Given the manufacturing conditions in Mangini's lab, Sams said veterinarians and trainers could not have relied on the labeled concentrations to be accurate enough to comply with testing thresholds established by state commissions – because those thresholds were created based on the FDA approved versions of the drugs.

The SARMs that attracted the most attention from prosecutors went into a product called Ostarine MK-2866 Oral Solution. Its label promised “Ostarine MK-2866 is in the class of Selective Androgen Receptor Modulators or SARMs. SARMs offer the benefits of traditional anabolic adrogenic steroids such as testosterone, including increased muscle mass, fat loss, and bone density.”
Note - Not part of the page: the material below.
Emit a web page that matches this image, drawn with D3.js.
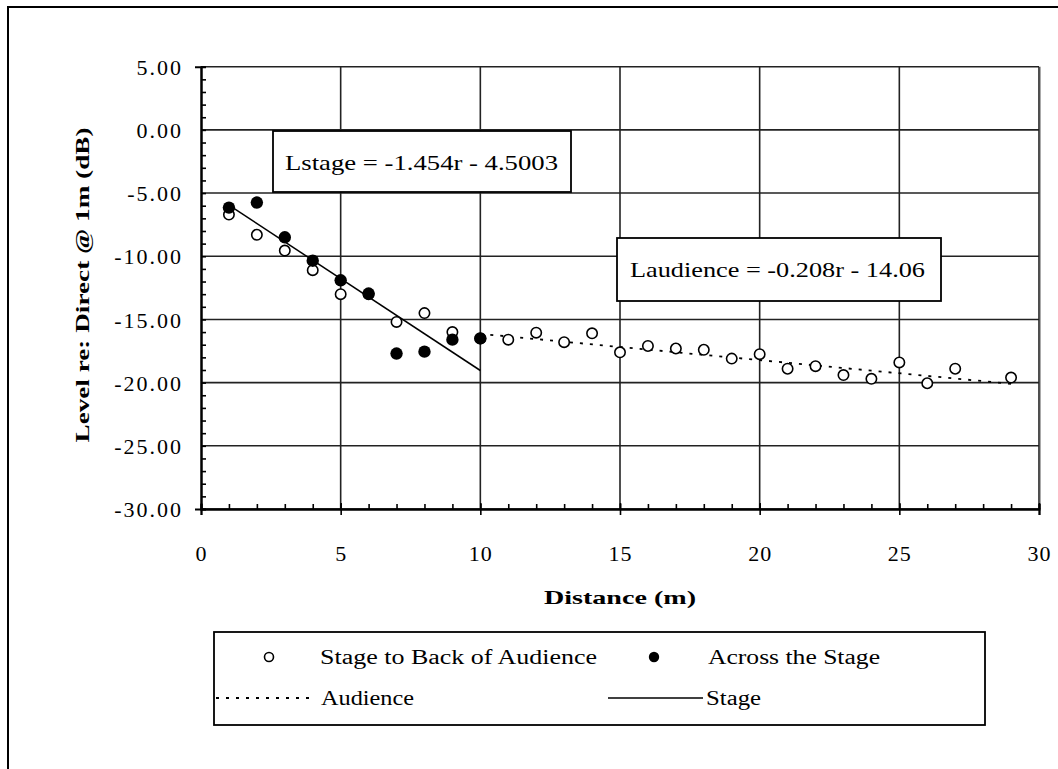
<!DOCTYPE html>
<html><head><meta charset="utf-8">
<script src="https://d3js.org/d3.v7.min.js"></script>
<style>
html,body{margin:0;padding:0;background:#fff;}
svg text{font-family:"Liberation Serif","Times New Roman",serif;fill:#000;}
</style></head>
<body>
<svg id="chart" width="1058" height="769"></svg>
<script>
// ---- data ----
const audienceX = [1,2,3,4,5,6,7,8,9,10,11,12,13,14,15,16,17,18,19,20,21,22,23,24,25,26,27,29];
const audienceY = [-6.7,-8.3,-9.55,-11.1,-13.0,-13.0,-15.2,-14.5,-16.0,-16.5,-16.6,-16.05,-16.8,-16.1,-17.6,-17.1,-17.3,-17.4,-18.1,-17.75,-18.9,-18.7,-19.4,-19.7,-18.4,-20.05,-18.9,-19.6];
const stageX = [1,2,3,4,5,6,7,8,9,10];
const stageY = [-6.15,-5.75,-8.5,-10.35,-11.9,-12.95,-17.7,-17.55,-16.6,-16.5];
const stageFit = {slope:-1.454, intercept:-4.5003, from:1, to:10};
const audienceFit = {slope:-0.208, intercept:-14.06, from:10, to:29};
const xTicks = [0,5,10,15,20,25,30];
const yTicks = [5,0,-5,-10,-15,-20,-25,-30];
const seriesNames = ["Stage to Back of Audience","Across the Stage","Audience","Stage"];
const eqStage = "Lstage = -1.454r - 4.5003";
const eqAudience = "Laudience = -0.208r - 14.06";

const svg = d3.select("#chart");
const L = 201, R = 1039, T = 66.7, B = 509;
const x = d3.scaleLinear().domain([0,30]).range([L,R]);
const y = d3.scaleLinear().domain([-30,5]).range([B,T]);

// outer frame (left & top only visible)
svg.append("path").attr("d",`M8,769 L8,7 L1058,7`).attr("fill","none").attr("stroke","#000").attr("stroke-width",2);

// gridlines
const grid = svg.append("g").attr("stroke","#222").attr("stroke-width",1.6);
yTicks.forEach(v=>{ grid.append("line").attr("x1",L).attr("x2",R).attr("y1",y(v)).attr("y2",y(v)); });
xTicks.filter(v=>v>0).forEach(v=>{ grid.append("line").attr("x1",x(v)).attr("x2",x(v)).attr("y1",T).attr("y2",B); });
svg.append("line").attr("x1",R+1.5).attr("x2",R+1.5).attr("y1",T).attr("y2",B).attr("stroke","#aaa").attr("stroke-width",1);

// y axis
const yMinor = svg.append("g").attr("transform",`translate(${L},0)`)
  .call(d3.axisLeft(y).tickValues(d3.range(-30,6,1)).tickSize(-5).tickFormat(""));
const yAx = svg.append("g").attr("transform",`translate(${L},0)`)
  .call(d3.axisLeft(y).tickValues(yTicks).tickSize(6).tickPadding(14).tickFormat(d=>d.toFixed(2)));
// x axis
const xMinor = svg.append("g").attr("transform",`translate(0,${B})`)
  .call(d3.axisBottom(x).tickValues(d3.range(0,31,1)).tickSize(-5).tickFormat(""));
const xAx = svg.append("g").attr("transform",`translate(0,${B})`)
  .call(d3.axisBottom(x).tickValues(xTicks).tickSize(6).tickFormat(d=>String(d)));
[yMinor,yAx,xMinor,xAx].forEach(g=>{
  g.selectAll("path.domain").attr("stroke","#000").attr("stroke-width",2);
  g.selectAll(".tick line").attr("stroke","#000").attr("stroke-width",1.6);
});
xAx.selectAll(".tick line").attr("y1",-6);
yAx.selectAll(".tick line").attr("x2",0);
yAx.selectAll("text").attr("font-size",22).attr("letter-spacing","2px")
  .attr("font-family","Liberation Serif").attr("x",-18).attr("dy","0.35em").attr("fill","#000");
xAx.selectAll("text").attr("font-size",22).attr("letter-spacing","1px")
  .attr("font-family","Liberation Serif").attr("y",44).attr("dy","0.35em").attr("fill","#000");

// trend lines
const fitLine = f => [[f.from, f.slope*f.from+f.intercept],[f.to, f.slope*f.to+f.intercept]];
const line = d3.line().x(d=>x(d[0])).y(d=>y(d[1]));
svg.append("path").attr("d",line(fitLine(stageFit))).attr("fill","none").attr("stroke","#000").attr("stroke-width",1.5);
svg.append("path").attr("d",line(fitLine(audienceFit))).attr("fill","none").attr("stroke","#000").attr("stroke-width",1.8).attr("stroke-dasharray","3,7");

// markers
svg.append("g").selectAll("circle").data(audienceX.map((d,i)=>[d,audienceY[i]])).join("circle")
  .attr("cx",d=>x(d[0])).attr("cy",d=>y(d[1])).attr("r",5.2).attr("fill","#fff").attr("stroke","#000").attr("stroke-width",1.6);
svg.append("g").selectAll("circle").data(stageX.map((d,i)=>[d,stageY[i]])).join("circle")
  .attr("cx",d=>x(d[0])).attr("cy",d=>y(d[1])).attr("r",6.2).attr("fill","#000");

// equation boxes
function eqBox(x0,y0,w,h,txt,tx,tb,tl){
  svg.append("rect").attr("x",x0).attr("y",y0).attr("width",w).attr("height",h)
    .attr("fill","#fff").attr("stroke","#000").attr("stroke-width",1.8);
  svg.append("text").attr("x",tx).attr("y",tb).attr("font-size",21)
    .attr("textLength",tl).attr("lengthAdjust","spacingAndGlyphs").text(txt);
}
eqBox(273,131,298,61,eqStage,285,170,273);
eqBox(617,238,324,63,eqAudience,630,277,295);

// axis titles
svg.append("text").attr("x",(L+R)/2).attr("y",604).attr("text-anchor","middle")
  .attr("font-size",19).attr("font-weight","bold").attr("textLength",152).attr("lengthAdjust","spacingAndGlyphs").text("Distance (m)");
svg.append("text").attr("transform",`translate(89,285) rotate(-90)`).attr("text-anchor","middle")
  .attr("font-size",19).attr("font-weight","bold").attr("textLength",315).attr("lengthAdjust","spacingAndGlyphs").text("Level re: Direct @ 1m (dB)");

// legend
const lg = svg.append("g");
lg.append("rect").attr("x",214).attr("y",632).attr("width",771).attr("height",93)
  .attr("fill","#fff").attr("stroke","#000").attr("stroke-width",1.8);
lg.append("circle").attr("cx",269).attr("cy",657).attr("r",4.5).attr("fill","#fff").attr("stroke","#000").attr("stroke-width",1.6);
lg.append("circle").attr("cx",654).attr("cy",657).attr("r",5.2).attr("fill","#000");
lg.append("line").attr("x1",216).attr("x2",311).attr("y1",698).attr("y2",698).attr("stroke","#000").attr("stroke-width",1.8).attr("stroke-dasharray","3,7");
lg.append("line").attr("x1",608).attr("x2",703).attr("y1",698).attr("y2",698).attr("stroke","#000").attr("stroke-width",1.5);
const legText = [[320,664,277],[708,664,172],[321,705,93],[706,705,55]];
legText.forEach((p,i)=>{
  lg.append("text").attr("x",p[0]).attr("y",p[1]).attr("font-size",20)
    .attr("textLength",p[2]).attr("lengthAdjust","spacingAndGlyphs").text(seriesNames[i]);
});
</script>
</body></html>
The label also indicated the drug had a 24-hour half life, which would give a user information about how to evade testing.
“Ostarine is extensively metabolized so administration studies had to be performed in order to identify metabolites to facilitate its detection in blood and urine because orally administered ostarine is subject to substantial first-pass effects,” said Sams. “This is a drug of ongoing concern in racing and, in my opinion, is one of the more egregious violations in the Mangini document.”

Other invoices include “Cardanine,” which appears to be a misspelled version of cardarine and Antibolicum LGD4033, which is also a type of SARMs drug. They also reveal the shipment of ITPP, a prohibited substance believed to increase the oxygen-carrying ability of red blood cells. Di-isopropyl diacetate, or pangamic acid, is also among the orders and is also a prohibited substance.

Scollay thought it notable that several products – both knockoffs and proprietary formulas seemed to be reliant on the inclusion of a common thyroid drug.

“Interesting that the Light Explosion and Green Speed contain levothyroxine as their primary ingredient—just in case anyone didn't think it was being used to impact performance,” she said.

L-thyroxine is sold under various trade names, including Thyro-L and Levo-Powder, and was the subject of much concern several years ago, when California regulators discovered that trainer Bob Baffert was giving the substance to all his horses as a feed additive, whether or not they'd been diagnosed with thyroid problems. It remained a topic of concern due to its association with cobalt administration.

Read previous reporting about l-thyroxine here.

Mangini's response

To the extent Mangini responded to some of these issues in court, he maintained that the majority of his sales came from knockoffs of existing drugs like omeprazole (which he was warned by the FDA to stop mass manufacturing). Ostarine, he said, accounted for .5% of his overall sales. Blood Building Explosion, which contained cobalt, was .4% of sales, while Horse Power was .65% of sales.

At sentencing, prosecutors pointed out that the only reference they have to verify Mangini's account of his sales are the records he kept.

“This is not a company that has produced anything remotely like a wholesome breakdown of its finances,” remarked U.S. Attorney Andrew Adams.

Regardless of Mangini's assertion that he didn't actually sell many of the problematic products on offer, Adams pointed out that each bottle of Blood Building Explosion contained many doses, so even the sale of dozens of bottles really resulted in hundreds of doses going into horses pre-race.

For his part, Mangini and his attorney said the former pharmacist was mostly “hurt” by the suggestion that his products were intended to corrupt the industry he loved so much.

“It was wrong to have this internet site and run the pharmacy the way he ran it,” said Mangini's attorney, William Harrington. “He's pled guilty to that. But to suggest that what he's really been doing was to create dozens of products to abuse animals, I just don't support that.”